Possible links to the development of obesity

Diethylstilboestrol—A long-term legacy, School of Biosciences, 2012

Abstract

Obesity and type 2 diabetes levels have risen over the past century, the incidence being more marked in recent years. Both these conditions have adverse consequences and are significant public health issues. Even pets, laboratory animals and urban rats have increased in average body weight over the past decades. These trends in both humans and animals are not necessarily explicable by diet and exercise; prenatal exposure to environmental triggers (‘obesogens’), has been suggested as a possible factor, particularly to oestrogenic compounds such as DES, bisphenol A and phthalates.

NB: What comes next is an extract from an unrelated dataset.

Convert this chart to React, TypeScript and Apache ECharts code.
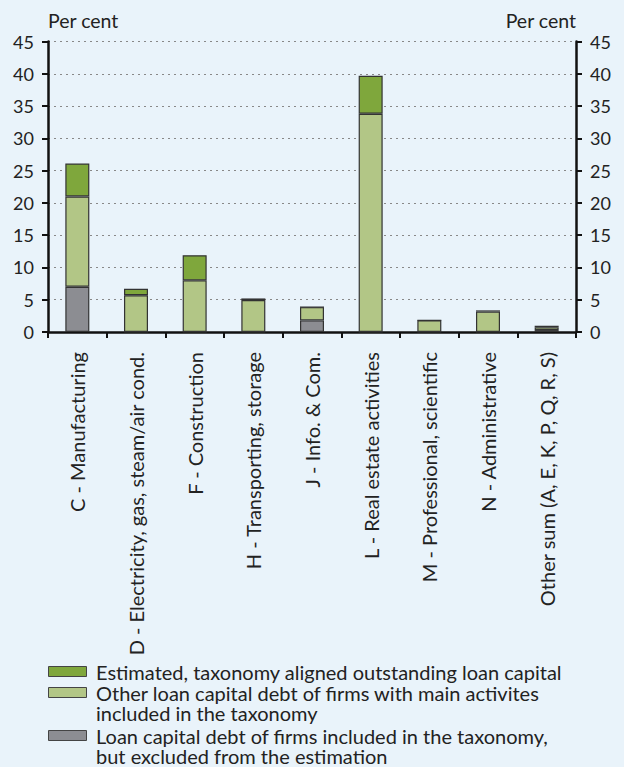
import React, { useEffect, useRef } from "react";
import * as echarts from "echarts";

const categories = [
  "C - Manufacturing",
  "D - Electricity, gas, steam/air cond.",
  "F - Construction",
  "H - Transporting, storage",
  "J - Info. & Com.",
  "L - Real estate activities",
  "M - Professional, scientific",
  "N - Administrative",
  "Other sum (A, E, K, P, Q, R, S)",
];

const excludedValues = [7.0, 0, 0, 0, 1.8, 0, 0, 0, 0.3];
const otherValues = [14.0, 5.7, 8.0, 4.95, 2.05, 33.8, 1.8, 3.15, 0.45];
const alignedValues = [5.1, 1.0, 3.9, 0.25, 0, 5.9, 0, 0.2, 0.22];

const seriesNames = [
  "Estimated, taxonomy aligned outstanding loan capital",
  "Other loan capital debt of firms with main activites\nincluded in the taxonomy",
  "Loan capital debt of firms included in the taxonomy,\nbut excluded from the estimation",
];
const seriesColors = ["#7fa73c", "#b2c686", "#8c8d92"];

const yTicks = { min: 0, max: 45, interval: 5 };
const FONT = "Lato, 'Open Sans', sans-serif";

export default function App() {
  const ref = useRef<HTMLDivElement>(null);
  useEffect(() => {
    if (!ref.current) return;
    const chart = echarts.init(ref.current, null, { renderer: "svg" });
    const yAxisBase = (pos: "left" | "right") => ({
      type: "value",
      position: pos,
      min: yTicks.min,
      max: yTicks.max,
      interval: yTicks.interval,
      name: "Per cent",
      nameLocation: "end",
      nameGap: 11,
      nameTextStyle: {
        color: "#222",
        fontSize: 19.5,
        fontFamily: FONT,
        align: pos === "left" ? "left" : "right",
        padding: pos === "left" ? [0, 0, 0, 0] : [0, 0, 0, 0],
      },
      axisLine: { show: true, lineStyle: { color: "#111", width: 2.5 } },
      axisTick: { show: true, length: 6, lineStyle: { color: "#111", width: 2 } },
      axisLabel: {
        color: "#222",
        fontSize: 18,
        fontFamily: FONT,
        margin: 14,
      },
      splitLine: {
        show: pos === "left",
        lineStyle: { color: "#888", type: [2, 4], width: 1 },
      },
    });
    const barBase = {
      type: "bar",
      stack: "total",
      barWidth: 24,
      itemStyle: { borderColor: "#333", borderWidth: 1.2 },
    };
    const legendItems = [0, 1, 2];
    const legendTops = [661.5, 682.5, 725.5];
    chart.setOption({
      animation: false,
      backgroundColor: "#e9f3fa",
      grid: { left: 48, right: 48, top: 41.5, bottom: 435 },
      xAxis: {
        type: "category",
        data: categories,
        axisLine: { lineStyle: { color: "#111", width: 2.5 } },
        axisTick: { show: true, length: 6, lineStyle: { color: "#111", width: 2 } },
        axisLabel: {
          rotate: 90,
          interval: 0,
          color: "#222",
          fontSize: 20,
          fontFamily: FONT,
          margin: 20,
        },
      },
      yAxis: [yAxisBase("left"), yAxisBase("right")],
      series: [
        { ...barBase, name: seriesNames[2], data: excludedValues, itemStyle: { ...barBase.itemStyle, color: seriesColors[2] } },
        { ...barBase, name: seriesNames[1], data: otherValues, itemStyle: { ...barBase.itemStyle, color: seriesColors[1] } },
        { ...barBase, name: seriesNames[0], data: alignedValues, itemStyle: { ...barBase.itemStyle, color: seriesColors[0] } },
      ],
      graphic: legendItems.flatMap((i) => [
        {
          type: "rect",
          left: 48,
          top: legendTops[i] + 4.5,
          shape: { width: 38, height: 10 },
          style: { fill: seriesColors[i], stroke: "#444", lineWidth: 1 },
        },
        {
          type: "text",
          left: 96,
          top: legendTops[i],
          style: {
            text: seriesNames[i],
            fill: "#222",
            fontSize: 20,
            fontFamily: FONT,
            lineHeight: 20.5,
          },
        },
      ]),
    });
    return () => chart.dispose();
  }, []);
  return (
    <div
      ref={ref}
      style={{ position: "fixed", left: 0, top: 0, width: 624, height: 767 }}
    />
  );
}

Adipose tissue acts as an endocrine organ, releasing
hormones controlling appetite and energy metabolism and is a site for oestrogen synthesis. This mechanism, found in both animals and human beings, ensures a link between the food supply and the capacity to reproduce, since starvation and pregnancy are not a good combination. When low doses of DES were administered to mice pre- or neo-natally, the adult animals gained weight with altered expression of obesity-related genes and altered hormone levels. There was no difference in the number of fat cells but the cells already present increased in size.

Although it is not known at present whether DES acts as an obesogen in man, raised urinary concentrations of other environmental chemicals, such as phthalates, have been linked with the increased body weight and insulin resistance which lead to ‘metabolic syndrome’.